James Cole, Deputy Attorney General, made the decision to enter the private phone lines. Both Holder and Cole failed to make specific reasons as to why this story posed a threat to Americans and their sense of security.

“If students would like a sense of what it was to be alive at the time of Watergate, this is it,” said Bruce Evensen, a journalism professor at DePaul. “This can only have a chilling effect on the public’s right to know. The courts in the past have ruled a free press and the public’s right to know are core values protected by the First Amendment. One can hope that that is as true in the 21st Century as it was in the 20th.”

According to the AP, among those whose numbers were retained were the 5 reporters who worked on the May 7, 2012 story as well as the editor. While the phone tapping marks “a serious interference with AP’s constitutional rights to gather and report news,” according to a personal letter from Gary Pruitt, president and CEO of The Associated Press, the Obama Administration has investigated six other “disclosures of classified information to the media” during his administration, according to the AP.

“This might lead to less phone interviews and encourage more face to face interaction with sources. They can’t go into your brain and take out stuff … not yet,” said Daniel Gaitan, DePaul journalism graduate student. On Monday, the White House admitted that its only source of knowledge regarding the Justice Departments actions came from press releases.

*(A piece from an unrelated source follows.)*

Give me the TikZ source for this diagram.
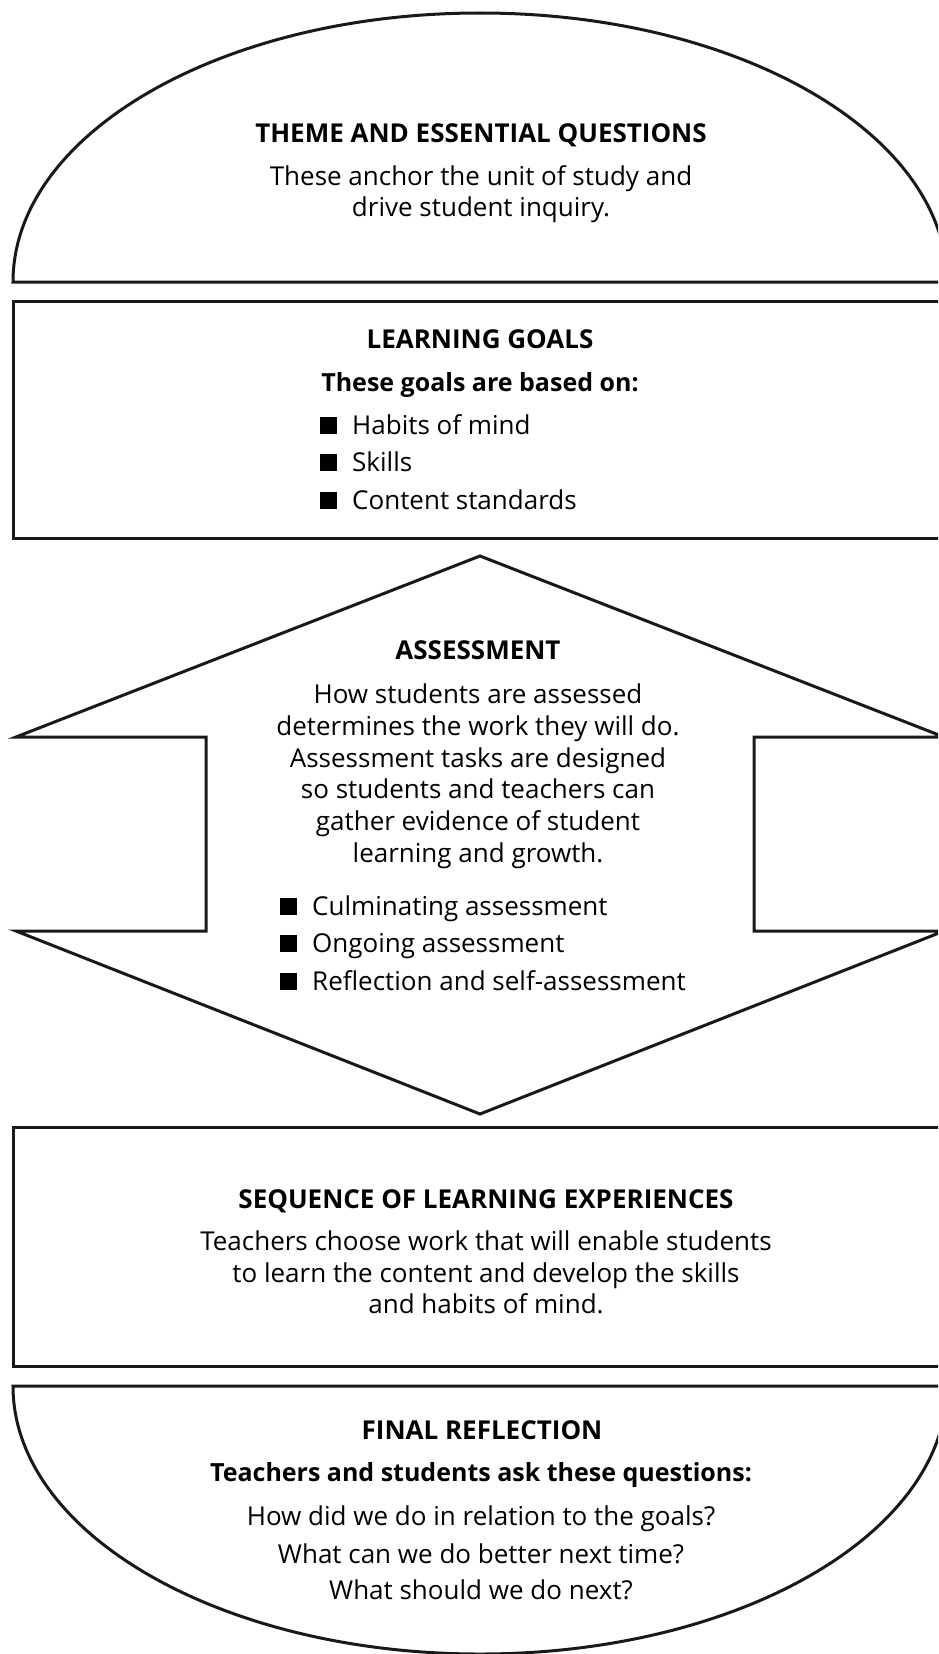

“They had an obligation to look for every other way to get it before they intruded on the freedom of the press,” said Rep. Darrell Issa, R-Calif., chairman of the investigative House Oversight and Government Reform Committee in an interview with CNN. The Justice Department requires a subpoena to be approved by the attorney general prior to gaining access to the records of news organizations.

A subpoena will only be considered if “all reasonable attempts” have been made before gaining access to the required information; however, the AP is uncertain of what happened in this particular case.  A letter notifying the AP that its phone records had been obtained was sent by the U.S. attorney general in Washington, Ronald Machen, Friday, May 10.

According to the AP, a subpoena to the media must be “as narrowly drawn as possible” and “should be directed at relevant information regarding a limited subject matter and should cover a reasonably limited time period.” Pruitt defines this investigation as “overboard,” while begging the question, “How would narrowing the scope of the phone records have compromised their investigation?”

These regulations have been developed to not only avoid an infringement of the first amendment, but to also avoid impairing the function of gathering and developing news. Generally, subpoenas are submitted to news organizations prior to the initial investigation. The AP was not told about the investigation because the government believed it posed a “substantial threat to the integrity of the investigation.”